My idea doesn't necessitate a conspiracy or playing with the points/ranking,
which PG is rather _quick_ to deny in his reply to me. It could have just been
a plan for Sam to release blog posts over a period of time and try to get them
read. I'm curious if this was a conscious effort to build something akin to
[http://www.paulgraham.com/articles.html](http://www.paulgraham.com/articles.html)
given the role he was being groomed for. Of course, I'm also always curious
about the way this site really works on the inside.

I do find it ironic that the piece that got the most upvotes (AI, with ~570)
was one that Sam admitted he hardly worked on:
[https://news.ycombinator.com/item?id=7268247](https://news.ycombinator.com/item?id=7268247)

In that comment, he claims he is simply blogging to "practice writing." From
the vantage point of this announcement two days later, that sounds coy, even
obtuse.

------
paul
I love that PG thinks in historical terms. It's exciting to view yc as an
institution that could outlive all of us, just as the great universities have.

------
ChrisNorstrom
But...but... Will PG still be at the interviews? I think that's what I'm
afraid of most with this change. Paul had a sort of incite about people. What
about Jessica Livingston? What if she follows. I'm happy for Sam and PG but, I
feel it just won't be the same without him doing interviews and reviewing
applications. Perhaps I'm being selfish (or have abandonment issues), I've
always dreamed of one day seeing him at the interview table, whether rejected
or accepted.

 _" they have 3 rooms [interviewing] at the same time. Each room has 2-3
partners in it.
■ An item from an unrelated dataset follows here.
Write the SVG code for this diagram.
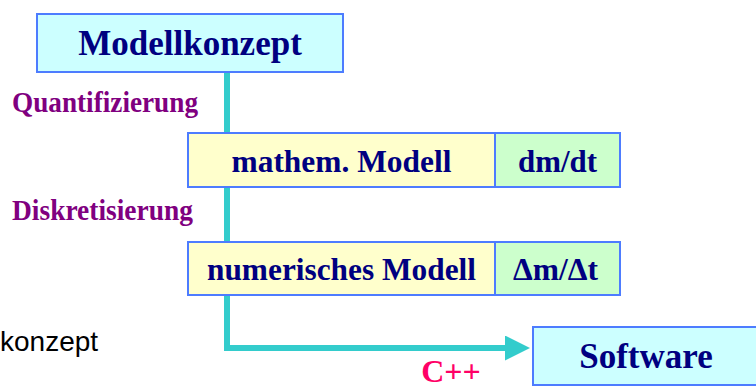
<svg xmlns="http://www.w3.org/2000/svg" width="756" height="389" viewBox="0 0 756 389">
  <style>
    .box { stroke: #4d7cff; stroke-width: 2; }
    .cyan { fill: #ccffff; }
    .yellow { fill: #ffffcc; }
    .green { fill: #ccffcc; }
    .t { font-family: "Liberation Serif", "Times New Roman", serif; font-weight: bold; fill: #000080; text-anchor: middle; }
    .lab { font-family: "Liberation Serif", "Times New Roman", serif; font-weight: bold; fill: #800080; font-size: 29px; }
    .conn { fill: none; stroke: #33cccc; stroke-width: 6; }
  </style>
  <defs>
    <marker id="arrow" markerUnits="userSpaceOnUse" markerWidth="26" markerHeight="26" refX="1" refY="12.5" orient="auto">
      <path d="M0,0 L25,12.5 L0,25 Z" fill="#33cccc"/>
    </marker>
  </defs>
  <rect width="756" height="389" fill="#ffffff"/>

  <g id="connectors">
    <path class="conn" d="M227,72 V348 H506" marker-end="url(#arrow)"/>
    <text class="lab" x="12" y="112" textLength="186" lengthAdjust="spacingAndGlyphs">Quantifizierung</text>
    <text class="lab" x="12" y="220" textLength="181" lengthAdjust="spacingAndGlyphs">Diskretisierung</text>
    <text x="451" y="382" font-family="Liberation Serif, Times New Roman, serif" font-weight="bold" font-size="32" fill="#ff0066" text-anchor="middle">C++</text>
  </g>

  <g id="modellkonzept">
    <rect class="box cyan" x="37" y="14" width="306" height="58"/>
    <text class="t" x="190" y="55" font-size="35">Modellkonzept</text>
  </g>

  <g id="mathem-modell">
    <rect class="box yellow" x="188" y="133" width="307" height="54"/>
    <rect class="box green" x="495" y="133" width="125" height="54"/>
    <text class="t" x="341.5" y="172" font-size="31" textLength="220" lengthAdjust="spacingAndGlyphs">mathem. Modell</text>
    <text class="t" x="557.5" y="172" font-size="31" textLength="79" lengthAdjust="spacingAndGlyphs">dm/dt</text>
  </g>

  <g id="numerisches-modell">
    <rect class="box yellow" x="188" y="242" width="307" height="53"/>
    <rect class="box green" x="495" y="242" width="125" height="53"/>
    <text class="t" x="341.5" y="280" font-size="31" textLength="269" lengthAdjust="spacingAndGlyphs">numerisches Modell</text>
    <text class="t" x="555.5" y="280" font-size="31" textLength="85" lengthAdjust="spacingAndGlyphs">Δm/Δt</text>
  </g>

  <g id="software">
    <rect class="box cyan" x="533" y="327" width="230" height="58"/>
    <text class="t" x="646" y="368" font-size="35">Software</text>
  </g>

  <g id="fragment">
    <text x="0" y="351" font-family="Liberation Sans, Arial, sans-serif" font-size="28" fill="#000000">konzept</text>
  </g>
</svg>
I got the one with Garry Tan and Paul Buchheit - it was super
chill. We had a great conversation. They didn't drill me (or interrupt me) or
anything. We covered most topics I wanted to cover. They let me guide the
conversation.

On the other hand, PG and Harj (and other partners / venture partners) are in
the two other rooms. Last year, I interviewed with PG (and 6 other people). It
was hell. They kept saying my idea was bad, and we were arguing (it turns out
that they were right...my idea was bad)."_

That's why I like PG, he's upfront and brutally honest.

------
ulfw
Sam is a very intelligent, likeable and knowledgeable guy. Best man for the
job. Congrats!

------
mathattack
Congrats! Big step up for him. Big step for PG too. I think the new division
of labor should allow each to specialize at what they're good at.

------
dhruval
Congrats to Sam! I think

Looking forward to reading more thoughtful writing from PG. It has really
changed my perspective on things over the years.

------
bane
Congratulations to all. I hope this means we'll see a bit more pg around here
too!